Cinco de Mayo 2014: History, Origin and Significance; 10 Fun Facts to Know
By Gopi Chandra Kharel | May 5, 2014 7:03 PM EST
Cinco de Mayo is annually observed on 5 May, the anniversary of the victory in the fight for independence from French forces in 1862. The festival, however, extends beyond its history and is often held as a celebration of Mexican pride and heritage in the United States, and is often greeted with the Spanish expression Feliz Cinco de Mayo.
Cinco de Mayo: History, origin, significance and 10 fun facts to know. (Photo: Reuters)
Far from what the day actually signifies, the festival has spawned over the years as the celebration and recognition of culture, achievements and experiences of people with a Mexican background, who live in the United States. Cinco de Mayo has traditional aspects to its celebration with symbols of Mexican life, such as the Virgen de Guadalupe, and Mexican-Americans who have achieved popularity, fortune and influence, often taking the centre stage while marking the day.
The largest of Cinco de Mayo celebrations takes place in cities such as Los Angeles, San Jose, San Francisco, San Antonio, Sacramento, Phoenix, Albuquerque, Denver and El Paso in the US' south-west regions.
In celebration of Cinco de Mayo 2014, here are the 10 most essential facts about the day including its historical background, significance and some fun facts associated with the day:
1. Cinco de Mayo is an official commemoration of the anniversary of an early victory by Mexican forces over French forces in the Battle of Puebla on 5 May 5 1862. It is said that it was a very unexpected victory by untrained, ill-equipped Mexican soldiers who fought with discipled, well-armed French army.
2. Cinco de Mayo is not the anniversary of the defeat and expulsion of the French forces by the Mexicans which took place in 1867.
3. It is also often misunderstood that the Cinco de Mayo is Mexico's celebration of independence, which is actually held on 16 September.
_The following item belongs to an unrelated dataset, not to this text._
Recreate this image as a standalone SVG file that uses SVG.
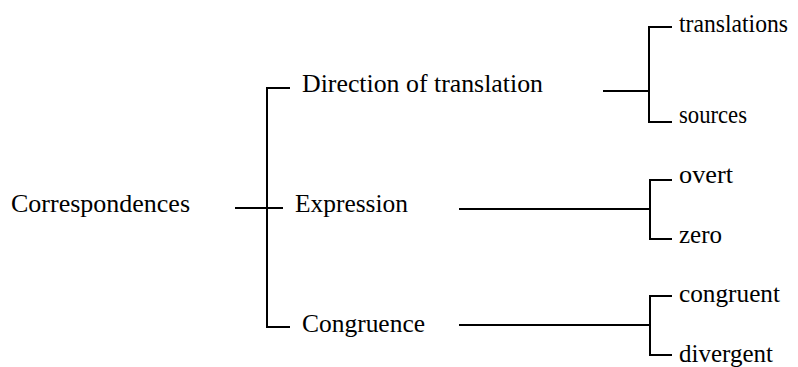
<svg xmlns="http://www.w3.org/2000/svg" width="798" height="367" viewBox="0 0 798 367">
<style>
.c{fill:none;stroke:#000;stroke-width:2}
.t{font-family:"Liberation Serif",serif;font-size:26px;fill:#000}
</style>
<rect width="798" height="367" fill="#fff"/>
<g id="connectors">
<path class="c" d="M235,208H283M290,88H267V327H290"/>
<path class="c" d="M603,91H649M672,27H649V122H672"/>
<path class="c" d="M459,209H650M672,180H650V239H672"/>
<path class="c" d="M459,325H650M672,296H650V355H672"/>
</g>
<g id="n-root"><text class="t" x="11" y="212" textLength="179" lengthAdjust="spacingAndGlyphs">Correspondences</text></g>
<g id="n-direction"><text class="t" x="302" y="92" textLength="241" lengthAdjust="spacingAndGlyphs">Direction of translation</text></g>
<g id="n-expression"><text class="t" x="295" y="212" textLength="113" lengthAdjust="spacingAndGlyphs">Expression</text></g>
<g id="n-congruence"><text class="t" x="302" y="332" textLength="123" lengthAdjust="spacingAndGlyphs">Congruence</text></g>
<g id="n-translations"><text class="t" x="679" y="32" textLength="109" lengthAdjust="spacingAndGlyphs">translations</text></g>
<g id="n-sources"><text class="t" x="679" y="123" textLength="68" lengthAdjust="spacingAndGlyphs">sources</text></g>
<g id="n-overt"><text class="t" x="679" y="183" textLength="54" lengthAdjust="spacingAndGlyphs">overt</text></g>
<g id="n-zero"><text class="t" x="679" y="243" textLength="43" lengthAdjust="spacingAndGlyphs">zero</text></g>
<g id="n-congruent"><text class="t" x="679" y="302" textLength="101" lengthAdjust="spacingAndGlyphs">congruent</text></g>
<g id="n-divergent"><text class="t" x="679" y="362" textLength="94" lengthAdjust="spacingAndGlyphs">divergent</text></g>
</svg>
The Mexican Independence occurred in 1810, more than 50 years prior to the Battle of Puebla.
4. In Mexico, the holiday is known as El Dia de la Batalla de Puebla (The Day of the Battle of Puebla) and the state of Puebla hosts a battle reenactment each year.
5. The United States Census Bureau notes that the United States is home to nearly 33.7 million resident who are of Mexican origin.
7. Cinco de Mayo was popularized by Chicano activists in the US in the 1960s and 1970s, who identified with the Mexican Indian and Mestizo (people of Mexican Indian and European descent) soldiers' triumph over European conquest attempts, the Parents Magazine notes.
8. Cinco de Mayo is one of the 365 festivals celebrated by people of Mexican descent.
9. American use around 87 million pounds of avocados during Cinco de Mayo celebration, according to the California Avocado Commission.
10. Americans spend about $2.9 billion annually on margaritas - which accounts for 14 percent of the country's cocktail sales. Cinco de Mayo is the biggest day for margarita sales, but the skyrocketing prize of lime is now making the lime juice in the margaritas more costly than the tequila in it, Bloomberg reports.